Spatially Tailored 3D Cylindrical Vector Beams Array Generation Based on Metasurface

Cylindrical vector beams (CVBs) that possess inhomogeneous spatial polarization distributions exhibit exceptional orthogonality between different modes, facilitating advanced applications in optical trapping, communication and quantum information processing. Nevertheless, existing CVB modulation suffers from limited channel capacity and uniform spatial vectorial distribution across diffraction orders, lacking flexible 3D multi-channel manipulation. Here, we investigate and experimentally demonstrate the spatially tailored 3D CVBs array generation via near-field superposition of right circularly polarized and left circularly polarized components based on a single metasurface, where the two polarization channels simultaneously produce 3D vortex beams (VBs) array with spatially varying and opposite topological charges spreading in M×N×P diffraction orders. The resulting 3D CVBs array exhibits distinct vectorial properties at each spatial diffraction order.
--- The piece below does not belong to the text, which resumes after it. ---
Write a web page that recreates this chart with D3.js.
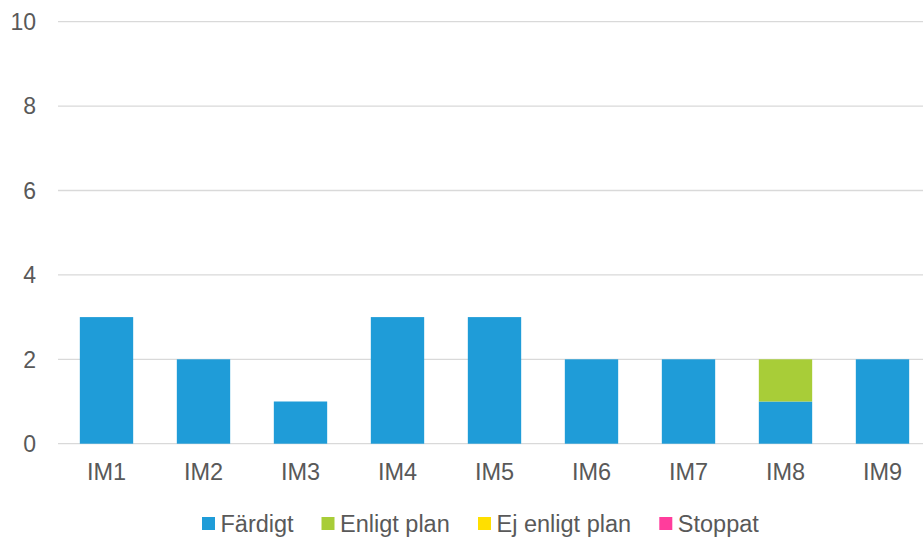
<!DOCTYPE html>
<html>
<head>
<meta charset="utf-8">
<script src="https://cdn.jsdelivr.net/npm/d3@7"></script>
<style>
  html, body { margin: 0; padding: 0; background: #fff; }
  svg { display: block; font-family: "Liberation Sans", Arial, sans-serif; }
</style>
</head>
<body>
<svg id="chart" width="923" height="539"></svg>
<script>
const categories = ["IM1", "IM2", "IM3", "IM4", "IM5", "IM6", "IM7", "IM8", "IM9"];
const seriesNames = ["Färdigt", "Enligt plan", "Ej enligt plan", "Stoppat"];
const fardigt     = [3, 2, 1, 3, 3, 2, 2, 1, 2];
const enligtPlan  = [0, 0, 0, 0, 0, 0, 0, 1, 0];
const ejEnligt    = [0, 0, 0, 0, 0, 0, 0, 0, 0];
const stoppat     = [0, 0, 0, 0, 0, 0, 0, 0, 0];
const yTicks = [0, 2, 4, 6, 8, 10];
const colors = ["#1f9cd8", "#a8cd38", "#ffdf00", "#ff3d9c"];

const seriesValues = [fardigt, enligtPlan, ejEnligt, stoppat];
const rows = categories.map((c, i) => {
  const r = { cat: c };
  seriesNames.forEach((s, k) => r[s] = seriesValues[k][i]);
  return r;
});

const svg = d3.select("#chart");
const x = d3.scaleBand().domain(categories).range([58, 931]).paddingInner(0.45).paddingOuter(0.225);
const y = d3.scaleLinear().domain([0, 10]).range([443.7, 21.7]);

// gridlines
svg.append("g").selectAll("line").data(yTicks).join("line")
  .attr("x1", 58).attr("x2", 923)
  .attr("y1", d => y(d)).attr("y2", d => y(d))
  .attr("stroke", "#d9d9d9").attr("stroke-width", 1.3);

// y labels
svg.append("g").selectAll("text").data(yTicks).join("text")
  .attr("x", 36).attr("y", d => y(d)).attr("dy", "0.36em")
  .attr("text-anchor", "end").attr("font-size", 23).attr("fill", "#595959")
  .text(d => d);

// stacked bars
const stack = d3.stack().keys(seriesNames)(rows);
svg.append("g").selectAll("g").data(stack).join("g")
  .attr("fill", (d, i) => colors[i])
  .selectAll("rect").data(d => d).join("rect")
  .attr("x", d => x(d.data.cat))
  .attr("width", x.bandwidth())
  .attr("y", d => y(d[1]))
  .attr("height", d => y(d[0]) - y(d[1]));

// x labels
svg.append("g").selectAll("text").data(categories).join("text")
  .attr("x", d => x(d) + x.bandwidth() / 2).attr("y", 480)
  .attr("text-anchor", "middle").attr("font-size", 23.5).attr("fill", "#595959")
  .text(d => d);

// legend
const legendX = [202, 321.5, 478, 659.3];
const lg = svg.append("g").selectAll("g").data(seriesNames).join("g")
  .attr("transform", (d, i) => `translate(${legendX[i]},0)`);
lg.append("rect").attr("x", 0).attr("y", 517).attr("width", 13).attr("height", 13)
  .attr("fill", (d, i) => colors[i]);
lg.append("text").attr("x", 18.5).attr("y", 532).attr("font-size", 23.5).attr("fill", "#595959")
  .text(d => d);
</script>
</body>
</html>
Furthermore, we perform a comprehensive vectorial characterization and topological charge measurement of the generated high-capacity CVBs array and validate that the proposed method can be applied to construct complex vector vortex beams (VVBs) array. The engineered VVBs array incorporates multi-dimensional information of spatial position, spatial polarization distribution, and topological charge, endowing each diffraction order with distinctive and unique identity. While, the generation of 3D singular beams array unlocks new possibilities in optical manipulation, optical information encryption, parallel laser manufacturing, and optical metrology.